-- START Available data --

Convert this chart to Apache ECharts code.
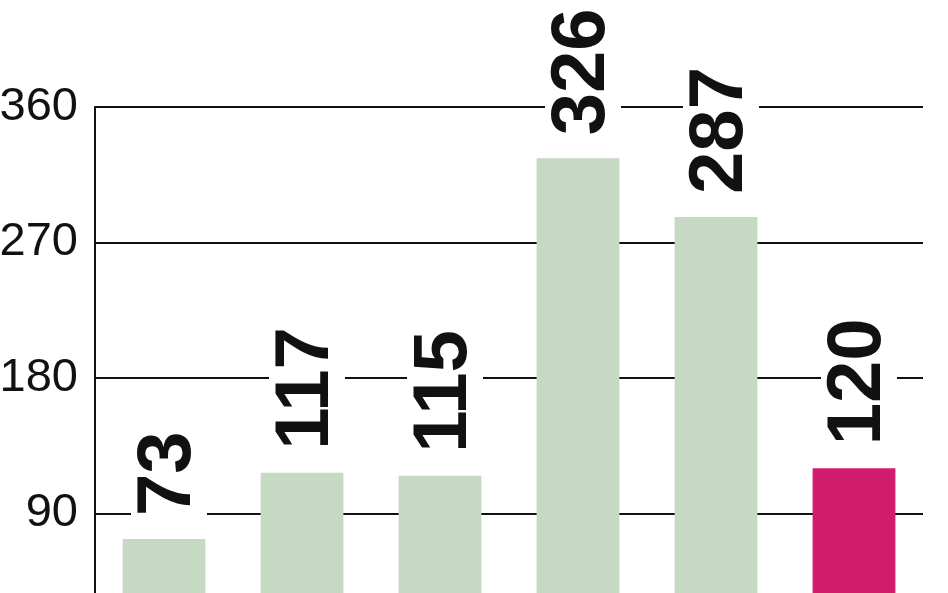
<!DOCTYPE html>
<html>
<head>
<meta charset="utf-8">
<script src="https://cdn.jsdelivr.net/npm/echarts@6/dist/echarts.min.js"></script>
<style>
html,body{margin:0;padding:0;background:#fff;overflow:hidden;width:948px;height:593px;}
#chart{width:948px;height:649px;}
</style>
</head>
<body>
<div id="chart"></div>
<script>
const categories = ['1', '2', '3', '4', '5', '6'];
const values = [73, 117, 115, 326, 287, 120];
const highlightIndex = 5;
const yTicks = { min: 0, max: 360, interval: 90 };

const GREEN = '#c6d9c3';
const MAGENTA = '#d21c6e';
const FONT = "'Liberation Sans', Arial, sans-serif";

const chart = echarts.init(document.getElementById('chart'), null, { renderer: 'canvas' });
chart.setOption({
  animation: false,
  backgroundColor: '#fff',
  grid: { left: 95, right: 25, top: 107, bottom: 0, containLabel: false, outerBoundsMode: 'none' },
  xAxis: {
    type: 'category',
    data: categories,
    axisLine: { show: false },
    axisTick: { show: false },
    axisLabel: { show: false }
  },
  yAxis: {
    type: 'value',
    min: yTicks.min,
    max: yTicks.max,
    interval: yTicks.interval,
    axisLine: { show: true, lineStyle: { color: '#111', width: 2 } },
    axisTick: { show: false },
    splitLine: { show: true, lineStyle: { color: '#111', width: 2 } },
    axisLabel: {
      color: '#111',
      fontFamily: FONT,
      fontSize: 47,
      margin: 17,
      padding: [0, 0, 10, 0],
      formatter: v => (v === 0 ? '' : String(v))
    }
  },
  series: [{
    type: 'bar',
    barCategoryGap: '40%',
    data: values.map((v, i) => ({
      value: v,
      itemStyle: { color: i === highlightIndex ? MAGENTA : GREEN }
    })),
    label: {
      show: true,
      position: 'top',
      distance: 19,
      offset: [0, 5],
      rotate: 90,
      align: 'left',
      verticalAlign: 'middle',
      color: '#111',
      fontFamily: FONT,
      fontWeight: 'bold',
      fontSize: 76,
      backgroundColor: '#fff',
      padding: [0, 4, 0, 4]
    }
  }]
});
</script>
</body>
</html>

-- END Available data --

→ Problem
Reproduce the whole listing exactly, but not the images in it.

→ Answer to the task
Convert this chart to Apache ECharts code.
<!DOCTYPE html>
<html>
<head>
<meta charset="utf-8">
<script src="https://cdn.jsdelivr.net/npm/echarts@6/dist/echarts.min.js"></script>
<style>
html,body{margin:0;padding:0;background:#fff;overflow:hidden;width:948px;height:593px;}
#chart{width:948px;height:649px;}
</style>
</head>
<body>
<div id="chart"></div>
<script>
const categories = ['1', '2', '3', '4', '5', '6'];
const values = [73, 117, 115, 326, 287, 120];
const highlightIndex = 5;
const yTicks = { min: 0, max: 360, interval: 90 };

const GREEN = '#c6d9c3';
const MAGENTA = '#d21c6e';
const FONT = "'Liberation Sans', Arial, sans-serif";

const chart = echarts.init(document.getElementById('chart'), null, { renderer: 'canvas' });
chart.setOption({
  animation: false,
  backgroundColor: '#fff',
  grid: { left: 95, right: 25, top: 107, bottom: 0, containLabel: false, outerBoundsMode: 'none' },
  xAxis: {
    type: 'category',
    data: categories,
    axisLine: { show: false },
    axisTick: { show: false },
    axisLabel: { show: false }
  },
  yAxis: {
    type: 'value',
    min: yTicks.min,
    max: yTicks.max,
    interval: yTicks.interval,
    axisLine: { show: true, lineStyle: { color: '#111', width: 2 } },
    axisTick: { show: false },
    splitLine: { show: true, lineStyle: { color: '#111', width: 2 } },
    axisLabel: {
      color: '#111',
      fontFamily: FONT,
      fontSize: 47,
      margin: 17,
      padding: [0, 0, 10, 0],
      formatter: v => (v === 0 ? '' : String(v))
    }
  },
  series: [{
    type: 'bar',
    barCategoryGap: '40%',
    data: values.map((v, i) => ({
      value: v,
      itemStyle: { color: i === highlightIndex ? MAGENTA : GREEN }
    })),
    label: {
      show: true,
      position: 'top',
      distance: 19,
      offset: [0, 5],
      rotate: 90,
      align: 'left',
      verticalAlign: 'middle',
      color: '#111',
      fontFamily: FONT,
      fontWeight: 'bold',
      fontSize: 76,
      backgroundColor: '#fff',
      padding: [0, 4, 0, 4]
    }
  }]
});
</script>
</body>
</html>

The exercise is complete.